When evaluating brightness, remember that your eyes scale brightness logarithmically i.e. the eyes don't perceive a change from 100 lux/lumens/unit-whatever to 1000 as being 10 times brighter but just roughly twice as bright. The speed of the change influences your perception of the change in brightness as well owing to both the motion of the pupil and some neurological controls.
schmitta1 year ago
Using a computer is overkill for timing and light dimming. Use 555 for 1/2 hour timing. and I could probably design you a circuit for light dimming if needed.
Your instructable looks excellent and your idea is good but I'm sorry to tell you it  will do little to help someone with true SAD, though it will likely help those who have to get up while it's still dark in adjusting their wake-sleep cycle.

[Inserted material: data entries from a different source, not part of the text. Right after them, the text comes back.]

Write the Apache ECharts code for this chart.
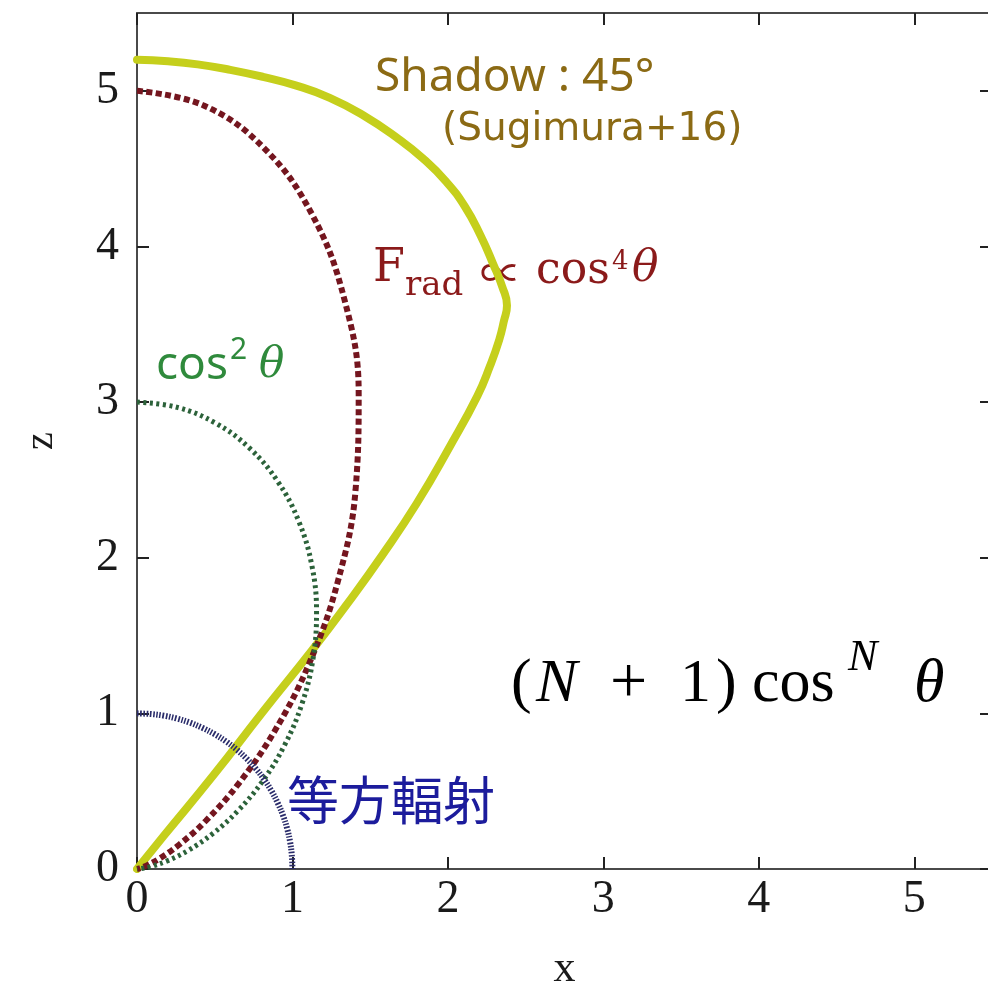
<!DOCTYPE html>
<html>
<head>
<meta charset="utf-8">
<script src="https://cdn.jsdelivr.net/npm/echarts@6/dist/echarts.min.js"></script>
<style>
  html, body { margin: 0; padding: 0; background: #fff; }
  #chart { width: 988px; height: 991px; }
</style>
</head>
<body>
<div id="chart"></div>
<script>
// Axis ticks (both axes run 0 .. 5.5)
const tickValues = [0, 1, 2, 3, 4, 5];

// Isotropic emission, N = 0
const isoX = [0, 0.087, 0.174, 0.259, 0.342, 0.423, 0.5, 0.574, 0.643, 0.707, 0.766, 0.819, 0.866, 0.906, 0.94, 0.966, 0.985, 0.996, 1.0];
const isoZ = [1.0, 0.996, 0.985, 0.966, 0.94, 0.906, 0.866, 0.819, 0.766, 0.707, 0.643, 0.574, 0.5, 0.423, 0.342, 0.259, 0.174, 0.087, 0];

// N = 2 lobe (cos^2 theta)
const cos2X = [0, 0.26, 0.505, 0.724, 0.906, 1.041, 1.125, 1.155, 1.132, 1.061, 0.95, 0.809, 0.65, 0.486, 0.33, 0.194, 0.089, 0.023, 0];
const cos2Z = [3.0, 2.966, 2.865, 2.704, 2.489, 2.233, 1.949, 1.649, 1.349, 1.061, 0.797, 0.566, 0.375, 0.226, 0.12, 0.052, 0.016, 0.002, 0];

// N = 4 lobe (cos^4 theta)
const cos4X = [0, 0.429, 0.817, 1.127, 1.333, 1.426, 1.406, 1.291, 1.107, 0.884, 0.654, 0.443, 0.271, 0.145, 0.064, 0.022, 0];
const cos4Z = [5.0, 4.906, 4.632, 4.204, 3.664, 3.058, 2.436, 1.844, 1.319, 0.884, 0.549, 0.31, 0.156, 0.067, 0.023, 0.006, 0];

// Shadowed profile, 45 degrees (Sugimura+16)
const shadowX = [0, 0.2, 0.39, 0.6, 0.81, 1.02, 1.24, 1.46, 1.67, 1.84, 1.99, 2.11, 2.21, 2.29, 2.35, 2.38,
                 2.36, 2.33, 2.27, 2.19, 2.01, 1.8, 1.58, 1.35, 1.13, 0.81, 0.49, 0.17, 0];
const shadowZ = [5.2, 5.19, 5.17, 5.135, 5.09, 5.035, 4.955, 4.84, 4.7, 4.565, 4.415, 4.255, 4.07, 3.89, 3.74, 3.62,
                 3.52, 3.4, 3.23, 3.04, 2.71, 2.35, 2.02, 1.7, 1.41, 1.01, 0.6, 0.21, 0];

const zip = (xs, zs) => xs.map((x, i) => [x, zs[i]]);

const chart = echarts.init(document.getElementById('chart'), null, { renderer: 'canvas' });

const serif = '"Liberation Serif", "Times New Roman", serif';
const frameColor = '#4a4a4a';

function frameAxis(extra) {
  return Object.assign({
    type: 'value',
    min: 0,
    max: 5.5,
    interval: 1,
    splitLine: { show: false },
    axisLine: { show: true, onZero: false, lineStyle: { color: frameColor, width: 2 } },
    axisTick: { show: true, inside: true, length: 12, lineStyle: { color: '#222', width: 2 },
      customValues: tickValues },
  }, extra);
}

const labelStyle = {
  fontFamily: serif,
  fontSize: 46,
  color: '#1a1a1a',
  customValues: tickValues,
  formatter: v => String(v)
};

function txt(text, x, y, font, fill) {
  return { type: 'text', silent: true,
    style: { text, x, y, font, fill, align: 'left', verticalAlign: 'middle',
             textAlign: 'left', textVerticalAlign: 'middle' } };
}

const red = '#8b1a1a';
const green = '#2f8a3c';
const olive = '#8b6a14';
const cm = '62px ' + serif;
const cmi = 'italic 62px ' + serif;

const option = {
  backgroundColor: '#ffffff',
  animation: false,
  grid: { left: 137, top: 13, width: 855, height: 856, containLabel: false, outerBoundsMode: 'none' },
  xAxis: [
    frameAxis({
      position: 'bottom',
      name: 'x',
      nameLocation: 'middle',
      nameGap: 78,
      nameTextStyle: { fontFamily: serif, fontSize: 44, color: '#1a1a1a' },
      axisLabel: Object.assign({ margin: 8 }, labelStyle)
    }),
    frameAxis({ position: 'top', axisLabel: { show: false } })
  ],
  yAxis: [
    frameAxis({
      position: 'left',
      name: 'z',
      nameLocation: 'middle',
      nameGap: 76,
      nameRotate: 90,
      nameTextStyle: { fontFamily: serif, fontSize: 40, color: '#1a1a1a' },
      axisLabel: Object.assign({ margin: 18 }, labelStyle)
    }),
    frameAxis({ position: 'right', axisLabel: { show: false } })
  ],
  series: [
    {
      name: 'Shadow 45°',
      type: 'line',
      data: zip(shadowX, shadowZ),
      showSymbol: false,
      smooth: 0.5,
      lineStyle: { color: '#c5cf1c', width: 8, cap: 'round', join: 'round' },
      z: 2
    },
    {
      name: 'cos^4',
      type: 'line',
      data: zip(cos4X, cos4Z),
      showSymbol: false,
      smooth: 0.4,
      lineStyle: { color: '#74161f', width: 6, type: [6, 3.5], cap: 'butt' },
      z: 3
    },
    {
      name: 'cos^2',
      type: 'line',
      data: zip(cos2X, cos2Z),
      showSymbol: false,
      smooth: 0.4,
      lineStyle: { color: '#2c623a', width: 5, type: [3, 3.5], cap: 'butt' },
      z: 4
    },
    {
      name: 'isotropic',
      type: 'line',
      data: zip(isoX, isoZ),
      showSymbol: false,
      smooth: 0.4,
      lineStyle: { color: '#2a2c6a', width: 6, type: [1.6, 1.6], cap: 'butt' },
      z: 5
    }
  ],
  graphic: [
    txt('Shadow : 45°', 375, 78, '46px "Noto Sans"', olive),
    txt('(Sugimura+16)', 442, 130, '39px "DejaVu Sans"', olive),

    txt('F', 373, 269, '46px "DejaVu Serif"', red),
    txt('rad', 405, 286, '34px "DejaVu Serif"', red),
    txt('∝', 480, 272, '42px "Noto Sans CJK JP"', red),
    txt('cos', 536, 272, '44px "DejaVu Serif"', red),
    txt('4', 612, 262, '26px "DejaVu Serif"', red),
    txt('θ', 632, 270, 'italic 44px "DejaVu Serif"', red),

    txt('cos', 156, 366, '46px "Noto Sans"', green),
    txt('2', 230, 350, '30px "Noto Sans"', green),
    txt('θ', 259, 366, 'italic 42px "DejaVu Serif"', green),

    txt('等方輻射', 287, 800, '52px "Noto Sans CJK JP"', '#1c1c9c'),

    // general form (N+1) cos^N θ
    txt('(', 511, 685, cm, '#000'),
    txt('N', 536, 685, cmi, '#000'),
    txt('+', 610, 685, '66px ' + serif, '#000'),
    txt('1', 680, 685, cm, '#000'),
    txt(')', 716, 685, cm, '#000'),
    txt('cos', 752, 685, cm, '#000'),
    txt('N', 848, 658, 'italic 44px ' + serif, '#000'),
    txt('θ', 914, 685, cmi, '#000')
  ]
};

chart.setOption(option);
</script>
</body>
</html>
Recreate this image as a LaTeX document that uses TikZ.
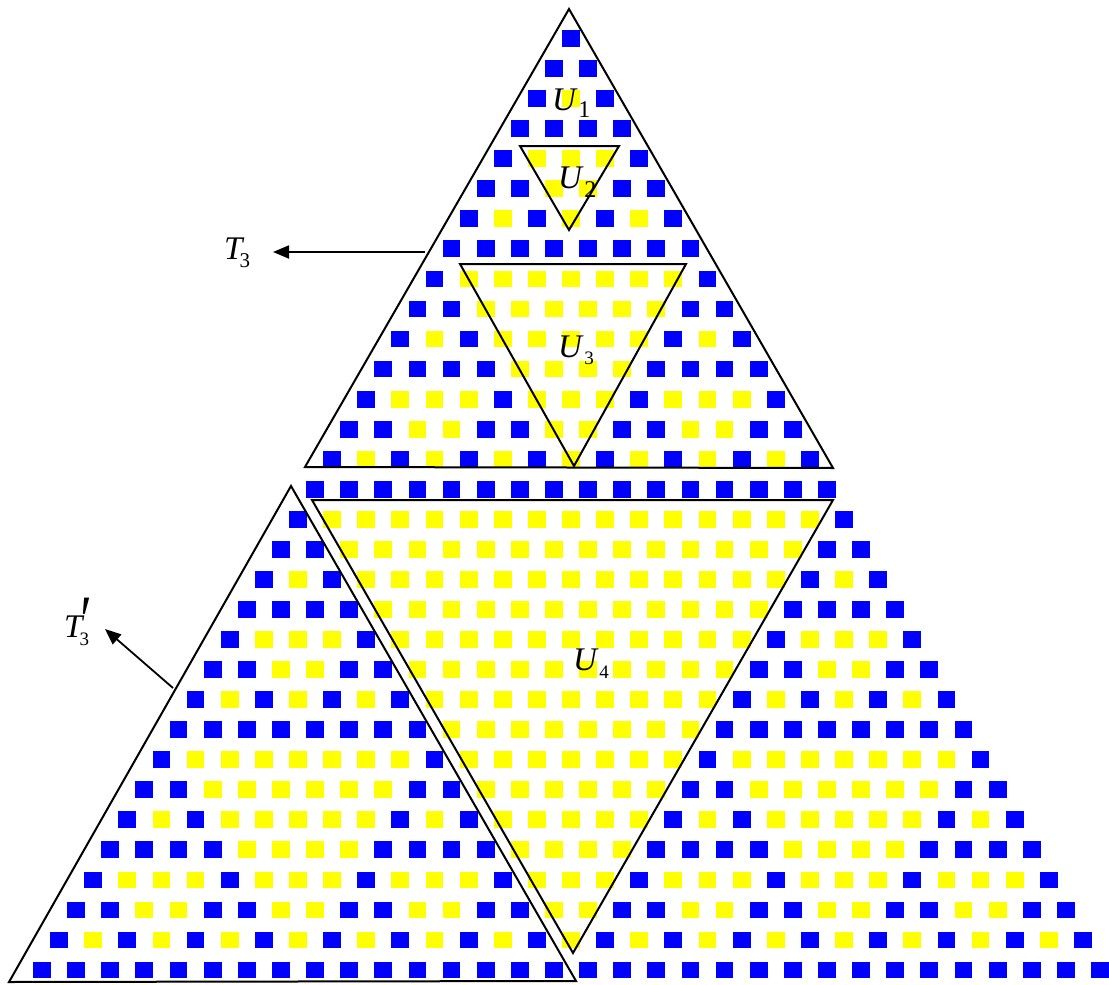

As ChuckMeIntoHell wrote, research on the effects of light on SAD strongly indicate its not so much the wavelength of light (the colour) as the intensity. The time and intensity of light needed to effect any change for the better would quite possibly damage a person's eyes.

Speaking from personal experience of someone with SAD, I definitely need an intensity of 10,000 LUX for at least 45 minutes to feel better though many only need 20-30 minutes of bright light per day. 

Though 10,000 LUX may seem brighter than needed, it's the equivalent of early morning light on a summer day. Perhaps knowing how bright the light is, it's not unreasonable to understand why 10,000 LUX is needed for about 30 minutes, and why your light wouldn't help someone with SAD.
razamatraz1 year ago
Interesting. I have a Phillips Go-Lite which is basically the expensive store bought version of this and seems to help keep me sane in the dark Canadian Winters . I was wondering if it could just be replaced with simple blue 5mm LEDs.

hanlin_y (author)  razamatraz1 year ago
You can use 5mm LEDs if you have perf boards.
Showing off some Ubuntu love, nice.
krisygirl1 year ago
haha..would absolutely love one of these, but sorry I lost you at "100nf capacitors"..:))
ffcabral1 year ago
Very interesting to make it inside a book for design and ambience purposes.